From: Guy Harris <guy () alum mit edu>
Date: Sun, 16 Feb 2014 18:08:08 -0800


On Feb 14, 2014, at 7:41 PM, Chris Kilgour <techie () whiterocker com> wrote:

It seems some folks choose little-endian for multi-byte fields and others choose network/big-endian.  It there a 
preference here?  Is it acceptable to define these fields as having the same endianness as the pcap file header (or 
pcap-ng section header)?

Choosing a standard byte order means that libpcap and Wireshark's Wiretap library don't have to, when reading a capture 
file, byte-swap fields in the pseudo-header if it's being read on a host with a byte order different from the host that 
wrote the file being read.

Using "byte order of the host that wrote the file" means that the code writing the file doesn't have to put the header 
in a standard byte order.

We have examples of all three types of data in pseudo-headers, so there's no obvious precedent for any of {big-endian, 
little-endian, host-that-wrote-the-file-endian}.

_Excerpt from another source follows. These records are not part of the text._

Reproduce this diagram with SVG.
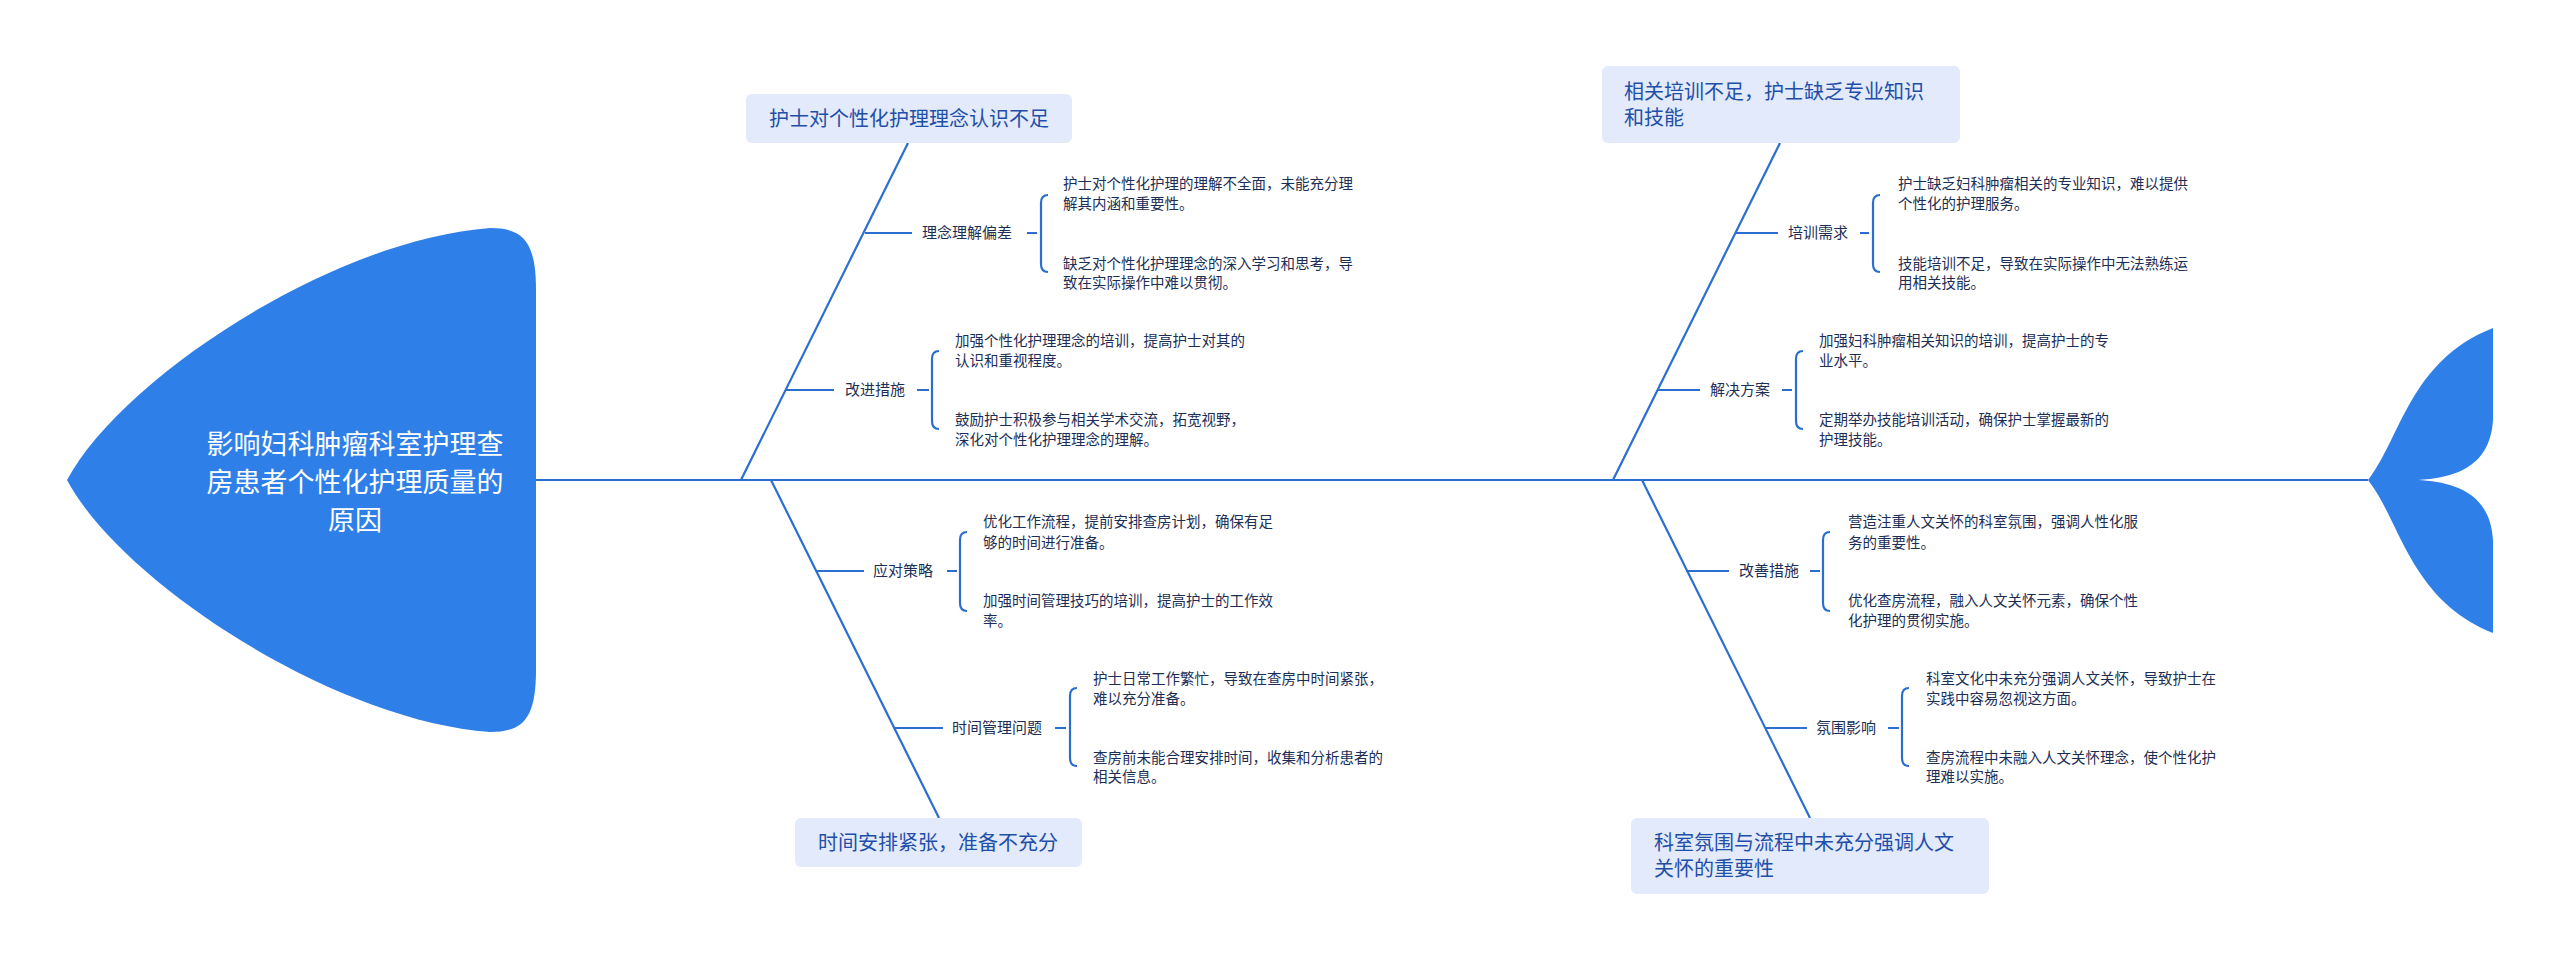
<svg xmlns="http://www.w3.org/2000/svg" width="2560" height="961" viewBox="0 0 2560 961">
<style>
.ln{stroke:#2a6fd0;stroke-width:2.2;fill:none}
.fish{fill:#2f7fe8}
.box{fill:#e2eafb}
.bt{font-family:"Noto Sans CJK SC","Noto Sans",sans-serif;font-size:20px;fill:#1f4fa8}
.lb{font-family:"Noto Sans CJK SC","Noto Sans",sans-serif;font-size:15px;fill:#1c2e55}
.tx{font-family:"Noto Sans CJK SC","Noto Sans",sans-serif;font-size:14.5px;fill:#1c2e55}
.ht{font-family:"Noto Sans CJK SC","Noto Sans",sans-serif;font-size:27px;fill:#ffffff}
</style>
<rect width="2560" height="961" fill="#ffffff"/>
<g id="connectors">
<line class="ln" x1="536" y1="480" x2="2368" y2="480"/>
<line class="ln" x1="741" y1="480" x2="908" y2="143"/>
<line class="ln" x1="771" y1="480" x2="939" y2="818"/>
<line class="ln" x1="1613" y1="480" x2="1780" y2="143"/>
<line class="ln" x1="1642" y1="480" x2="1810" y2="818"/>
<path class="ln" d="M865 233H912M1027 233H1037M1048 195Q1041 195 1041 203V264Q1041 272 1048 272"/>
<path class="ln" d="M786 390H834M917 390H929M939 351Q932 351 932 359V421Q932 429 939 429"/>
<path class="ln" d="M816 571H864M947 571H957M967 532Q960 532 960 540V603Q960 611 967 611"/>
<path class="ln" d="M894 728H943M1055 728H1066M1077 688Q1070 688 1070 696V758Q1070 766 1077 766"/>
<path class="ln" d="M1735 233H1778M1860 233H1869M1880 195Q1873 195 1873 203V264Q1873 272 1880 272"/>
<path class="ln" d="M1657 390H1700M1782 390H1792M1803 351Q1796 351 1796 359V421Q1796 429 1803 429"/>
<path class="ln" d="M1686 571H1729M1810 571H1820M1830 532Q1823 532 1823 540V603Q1823 611 1830 611"/>
<path class="ln" d="M1765 728H1807M1888 728H1899M1909 688Q1902 688 1902 696V758Q1902 766 1909 766"/>
</g>
<g id="head">
<path class="fish" d="M536 290C536 240 522 228 490 228C330 240 120 380 67 480C120 580 330 720 490 732C522 732 536 720 536 670Z"/>
<text class="ht" text-anchor="middle" x="355" y="454">影响妇科肿瘤科室护理查</text>
<text class="ht" text-anchor="middle" x="355" y="492">房患者个性化护理质量的</text>
<text class="ht" text-anchor="middle" x="355" y="530">原因</text>
</g>
<g id="tail">
<path class="fish" d="M2368 480C2400 440 2410 360 2493 328L2493 420C2490 470 2450 478 2418 480C2450 482 2490 490 2493 540L2493 633C2410 600 2400 520 2368 480Z"/>
</g>
<g id="b1">
<rect class="box" x="746" y="94" width="326" height="49" rx="6"/>
<text class="bt" x="909" y="126" text-anchor="middle">护士对个性化护理理念认识不足</text>
</g>
<g id="b1a"><text class="lb" x="922" y="238">理念理解偏差</text>
<text class="tx" x="1063" y="189">护士对个性化护理的理解不全面，未能充分理</text><text class="tx" x="1063" y="209">解其内涵和重要性。</text>
<text class="tx" x="1063" y="269">缺乏对个性化护理理念的深入学习和思考，导</text><text class="tx" x="1063" y="288">致在实际操作中难以贯彻。</text></g>
<g id="b1b"><text class="lb" x="845" y="395">改进措施</text>
<text class="tx" x="955" y="346">加强个性化护理理念的培训，提高护士对其的</text><text class="tx" x="955" y="366">认识和重视程度。</text>
<text class="tx" x="955" y="425">鼓励护士积极参与相关学术交流，拓宽视野，</text><text class="tx" x="955" y="445">深化对个性化护理理念的理解。</text></g>
<g id="b2">
<rect class="box" x="795" y="818" width="287" height="49" rx="6"/>
<text class="bt" x="938" y="850" text-anchor="middle">时间安排紧张，准备不充分</text>
</g>
<g id="b2a"><text class="lb" x="873" y="576">应对策略</text>
<text class="tx" x="983" y="527">优化工作流程，提前安排查房计划，确保有足</text><text class="tx" x="983" y="548">够的时间进行准备。</text>
<text class="tx" x="983" y="606">加强时间管理技巧的培训，提高护士的工作效</text><text class="tx" x="983" y="626">率。</text></g>
<g id="b2b"><text class="lb" x="952" y="733">时间管理问题</text>
<text class="tx" x="1093" y="684">护士日常工作繁忙，导致在查房中时间紧张，</text><text class="tx" x="1093" y="704">难以充分准备。</text>
<text class="tx" x="1093" y="763">查房前未能合理安排时间，收集和分析患者的</text><text class="tx" x="1093" y="782">相关信息。</text></g>
<g id="b3">
<rect class="box" x="1602" y="66" width="358" height="77" rx="6"/>
<text class="bt" x="1624" y="99">相关培训不足，护士缺乏专业知识</text>
<text class="bt" x="1624" y="125">和技能</text>
</g>
<g id="b3a"><text class="lb" x="1788" y="238">培训需求</text>
<text class="tx" x="1898" y="189">护士缺乏妇科肿瘤相关的专业知识，难以提供</text><text class="tx" x="1898" y="209">个性化的护理服务。</text>
<text class="tx" x="1898" y="269">技能培训不足，导致在实际操作中无法熟练运</text><text class="tx" x="1898" y="288">用相关技能。</text></g>
<g id="b3b"><text class="lb" x="1710" y="395">解决方案</text>
<text class="tx" x="1819" y="346">加强妇科肿瘤相关知识的培训，提高护士的专</text><text class="tx" x="1819" y="366">业水平。</text>
<text class="tx" x="1819" y="425">定期举办技能培训活动，确保护士掌握最新的</text><text class="tx" x="1819" y="445">护理技能。</text></g>
<g id="b4">
<rect class="box" x="1631" y="818" width="358" height="76" rx="6"/>
<text class="bt" x="1654" y="850">科室氛围与流程中未充分强调人文</text>
<text class="bt" x="1654" y="876">关怀的重要性</text>
</g>
<g id="b4a"><text class="lb" x="1739" y="576">改善措施</text>
<text class="tx" x="1848" y="527">营造注重人文关怀的科室氛围，强调人性化服</text><text class="tx" x="1848" y="548">务的重要性。</text>
<text class="tx" x="1848" y="606">优化查房流程，融入人文关怀元素，确保个性</text><text class="tx" x="1848" y="626">化护理的贯彻实施。</text></g>
<g id="b4b"><text class="lb" x="1816" y="733">氛围影响</text>
<text class="tx" x="1926" y="684">科室文化中未充分强调人文关怀，导致护士在</text><text class="tx" x="1926" y="704">实践中容易忽视这方面。</text>
<text class="tx" x="1926" y="763">查房流程中未融入人文关怀理念，使个性化护</text><text class="tx" x="1926" y="782">理难以实施。</text></g>
</svg>
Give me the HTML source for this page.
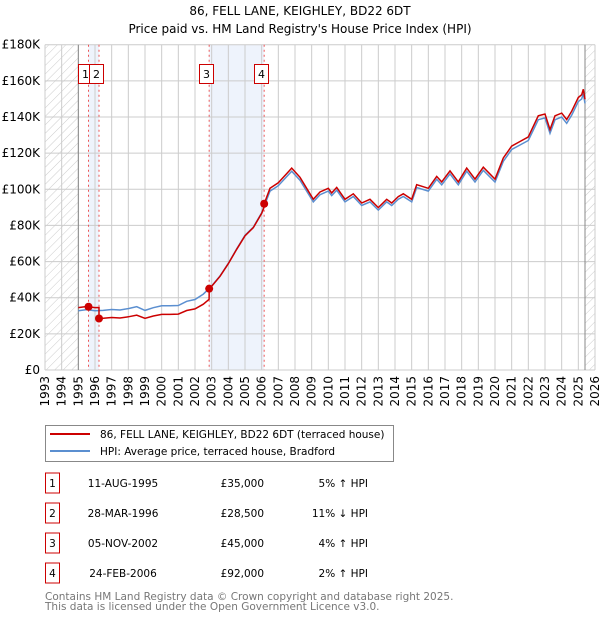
<!DOCTYPE html>
<html><head><meta charset="utf-8"><style>
body{margin:0;background:#fff;font-family:"DejaVu Sans","Liberation Sans",sans-serif;}
svg text{font-family:"DejaVu Sans","Liberation Sans",sans-serif;}
</style></head><body>
<svg id="c" width="600" height="620" xmlns="http://www.w3.org/2000/svg">
<defs><pattern id="hatch" width="6" height="6" patternUnits="userSpaceOnUse" patternTransform="rotate(45)"><line x1="0" y1="0" x2="0" y2="6" stroke="#ccc" stroke-width="1"/></pattern></defs>
<text x="300" y="15" font-size="12" text-anchor="middle">86, FELL LANE, KEIGHLEY, BD22 6DT</text>
<text x="300" y="33" font-size="12" text-anchor="middle">Price paid vs. HM Land Registry's House Price Index (HPI)</text>
<g id="plot"></g>
<g>
<rect x="45.5" y="425.5" width="348" height="36" fill="#fff" stroke="#888"/>
<line x1="50" y1="434" x2="90" y2="434" stroke="#cc0000" stroke-width="2"/>
<text x="100" y="438" font-size="10.5">86, FELL LANE, KEIGHLEY, BD22 6DT (terraced house)</text>
<line x1="50" y1="451" x2="90" y2="451" stroke="#5b8fd0" stroke-width="2"/>
<text x="100" y="455" font-size="10.5">HPI: Average price, terraced house, Bradford</text>
</g>
<g id="table" font-size="10.5"></g>
<text x="45" y="600" font-size="10.5" fill="#777">Contains HM Land Registry data © Crown copyright and database right 2025.</text>
<text x="45" y="610" font-size="10.5" fill="#777">This data is licensed under the Open Government Licence v3.0.</text>
</svg>
<script>
const hpiYears=[1995,1995.5,1996,1996.5,1997,1997.5,1998,1998.5,1999,1999.5,2000,2000.5,2001,2001.5,2002,2002.5,2003,2003.5,2004,2004.5,2005,2005.5,2006,2006.5,2007,2007.5,2007.8,2008.3,2009.1,2009.5,2010,2010.2,2010.5,2011,2011.5,2012,2012.5,2013,2013.5,2013.8,2014.2,2014.5,2015,2015.3,2016,2016.5,2016.8,2017.3,2017.8,2018.3,2018.8,2019.3,2020,2020.5,2021,2021.5,2022,2022.6,2023,2023.3,2023.6,2024,2024.3,2024.6,2025,2025.2,2025.3,2025.4];
const hpiValues=[32.8,33.4,32.8,33,33.5,33.2,34,35,33,34.5,35.5,35.5,35.7,38,39,42,46.5,52,59,67,74.5,79,87,99,102,107,110,105,93,97,99,96.5,99.5,93,96,91,93,88.5,93,91,94.5,96,93,101,99,105.5,102.5,108.5,102.5,110,104,110.5,104,115.5,122,124.5,127,138.5,139.5,131,138.5,140,136.5,141,148.5,150,153,147.5];
const saleLabels=["1","2","3","4"];
const saleDates=[1995.61,1996.24,2002.85,2006.15];
const salePrices=[35000,28500,45000,92000];
const saleDateText=["11-AUG-1995","28-MAR-1996","05-NOV-2002","24-FEB-2006"];
const salePriceText=["£35,000","£28,500","£45,000","£92,000"];
const saleHpiText=["5% ↑ HPI","11% ↓ HPI","4% ↑ HPI","2% ↑ HPI"];
const yTicks=[0,20,40,60,80,100,120,140,160,180];
const xTicks=[1993,1994,1995,1996,1997,1998,1999,2000,2001,2002,2003,2004,2005,2006,2007,2008,2009,2010,2011,2012,2013,2014,2015,2016,2017,2018,2019,2020,2021,2022,2023,2024,2025,2026];

const X0=45,X1=595,Y0=370,Y1=44.7;
const xs=y=>X0+(y-1993)/(2026-1993)*(X1-X0);
const ys=v=>Y0-v/180*(Y0-Y1);
const NS="http://www.w3.org/2000/svg";
const P=document.getElementById('plot');
function mk(t,a,p){const e=document.createElementNS(NS,t);for(const k in a)e.setAttribute(k,a[k]);(p||P).appendChild(e);return e;}
function hpiAt(t){for(let i=1;i<hpiYears.length;i++){if(t<=hpiYears[i]){const f=(t-hpiYears[i-1])/(hpiYears[i]-hpiYears[i-1]);return hpiValues[i-1]+f*(hpiValues[i]-hpiValues[i-1]);}}return hpiValues[hpiValues.length-1];}

let s1=mk('rect',{x:xs(saleDates[0]),y:Y1,width:xs(saleDates[1])-xs(saleDates[0]),height:Y0-Y1,fill:'#eef3fc'});

let s2=mk('rect',{x:xs(saleDates[2]),y:Y1,width:xs(saleDates[3])-xs(saleDates[2]),height:Y0-Y1,fill:'#eef3fc'});

let h1=mk('rect',{x:X0,y:Y1,width:xs(1995)-X0,height:Y0-Y1,fill:'url(#hatch)'});

let h2=mk('rect',{x:xs(2025.4),y:Y1,width:X1-xs(2025.4),height:Y0-Y1,fill:'url(#hatch)'});

yTicks.forEach(v=>{let l=mk('line',{x1:X0,x2:X1,y1:ys(v),y2:ys(v),stroke:'#ccc'});

let t=mk('text',{x:X0-5,y:ys(v)+4,'font-size':12,'text-anchor':'end'});t.textContent=v===0?'£0':'£'+v+'K';
});
xTicks.forEach(y=>{let l=mk('line',{x1:xs(y),x2:xs(y),y1:Y1,y2:Y0,stroke:'#ccc'});

let t=mk('text',{transform:`translate(${xs(y)+4},${Y0+6}) rotate(-90)`,'font-size':12,'text-anchor':'end'});t.textContent=y;
});
let vb1=mk('line',{x1:xs(1995),x2:xs(1995),y1:Y1,y2:Y0,stroke:'#888'});
let vb2=mk('line',{x1:xs(2025.4),x2:xs(2025.4),y1:Y1,y2:Y0,stroke:'#888'});
saleDates.forEach((d,i)=>{let l=mk('line',{x1:xs(d),x2:xs(d),y1:Y1,y2:Y0,stroke:'#e55','stroke-dasharray':'2,3'});
});
let hp=hpiYears.map((y,i)=>xs(y).toFixed(1)+','+ys(hpiValues[i]).toFixed(1)).join(' ');
let hl=mk('polyline',{points:hp,fill:'none',stroke:'#5b8fd0','stroke-width':1.5});

let pts=[];
hpiYears.forEach((y,i)=>{let k=0;for(let j=0;j<saleDates.length;j++)if(y>=saleDates[j])k=j;
  let f=salePrices[k]/1000/hpiAt(saleDates[k]);pts.push([y,hpiValues[i]*f]);});
saleDates.forEach((d,j)=>{if(j>0){let f=salePrices[j-1]/1000/hpiAt(saleDates[j-1]);pts.push([d-0.001,hpiAt(d)*f]);}pts.push([d,salePrices[j]/1000]);});
pts.sort((a,b)=>a[0]-b[0]);
let pl=mk('polyline',{points:pts.map(p=>xs(p[0]).toFixed(1)+','+ys(p[1]).toFixed(1)).join(' '),fill:'none',stroke:'#cc0000','stroke-width':1.5});

saleDates.forEach((d,i)=>{let c=mk('circle',{cx:xs(d),cy:ys(salePrices[i]/1000),r:4,fill:'#cc0000'});

let bx=Math.round(xs(d)-10.5);
let g=mk('g',{});
mk('rect',{x:bx+0.5,y:64.5,width:14,height:19,fill:'#fff',stroke:'#cc0000'},g);
let t=mk('text',{x:bx+7.5,y:78,'font-size':11,'text-anchor':'middle'},g);t.textContent=saleLabels[i];});
const T=document.getElementById('table');
saleLabels.forEach((lab,i)=>{let y=483+30*i;
let g=mk('g',{},T);
mk('rect',{x:45.5,y:y-10,width:14,height:20,fill:'#fff',stroke:'#cc0000'},g);
let a=mk('text',{x:52.5,y:y+4,'text-anchor':'middle'},g);a.textContent=lab;
let b=mk('text',{x:123,y:y+4,'text-anchor':'middle'},g);b.textContent=saleDateText[i];
let c=mk('text',{x:264,y:y+4,'text-anchor':'end'},g);c.textContent=salePriceText[i];
let d=mk('text',{x:368,y:y+4,'text-anchor':'end'},g);d.textContent=saleHpiText[i];});
</script>
</body></html>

If the pseudo-header is extensible and the code to byte-swap the files in libpcap wouldn't be able to handle arbitrary 
extensions, a standard byte order should be used.  In other cases (for example, a fixed-format pseudo-header, or a 
pseudo-header with TLVs where the T and L are host-endian but the V is in a standard byte order, like 
LINKTYPE_BLUETOOTH_LINUX_MONITOR), host-that-wrote-the-file-endian is acceptable.